Nothing about him will be the same thereafter. Even though it will momentarily intensify, no longer will he be broken by persecution. No longer will he be stuck in certain spaces, no longer will he maintain certain habits. His spiritual direction will change and he will steadily become more and more confident about who God has called him to be. Some friends and mentors will indeed abandon him, but he will meet others directed from above. He will know the heart of the Father and no longer will he believe the voice of a stranger. No longer will he hold firmly to conventional beliefs. No longer will he be held by the chains of religion. He will begin to walk with the Holy Ghost and embrace his gifts of discernment of spirits and prophecy. His words will be few and far between. He will show mercy and grace to all who need it and give more second chances than he was ever offered. Above all, he will always believe God’s word, even when the enemy's voice is loudest. In many ways, he will die tonight, but this resurrection will be the juice of his story.

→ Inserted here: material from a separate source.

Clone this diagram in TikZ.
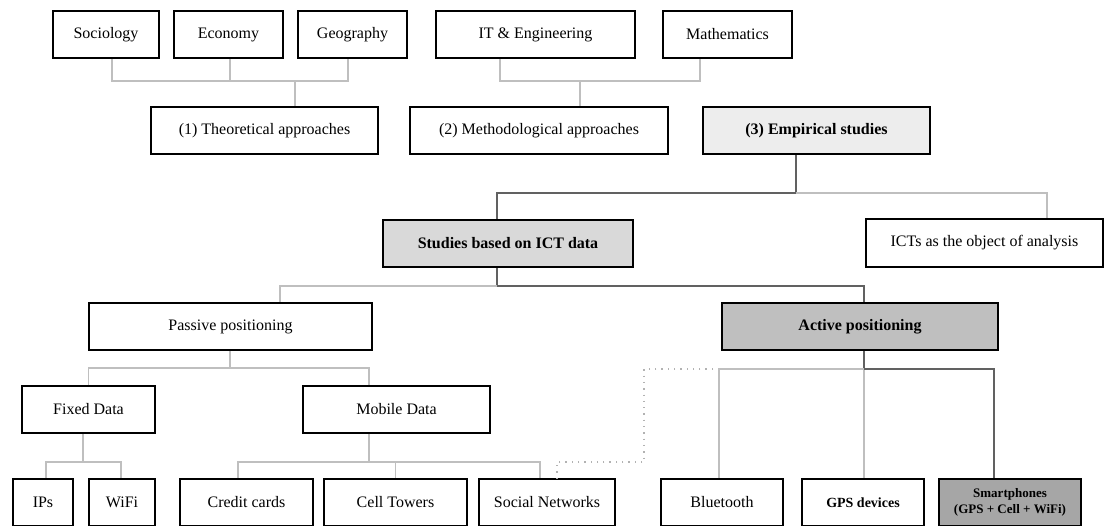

Now open your eyes, and yet again, look at the boy. Look at him, dressed in the neat grey blazer his Poppa bought last holiday. Look at him, holding the mic as he recounts what Jesus did for him. Look at him, growing in confidence as he progressively narrates his testimony. Look at him, completely unaware of what awaits him in the coming few months. Look at his new black leather shoes that he nearly left at home because they were yet to comfortably fit . They will protect his blistered feet during his 30 km walk. Just pause and look, and soak it all in. Because the person you are looking at is really me.




John 12:24
Very truly I tell you, unless a kernel of wheat falls to the ground and  dies, it remains only a single seed. But if it dies, it produces many  seeds.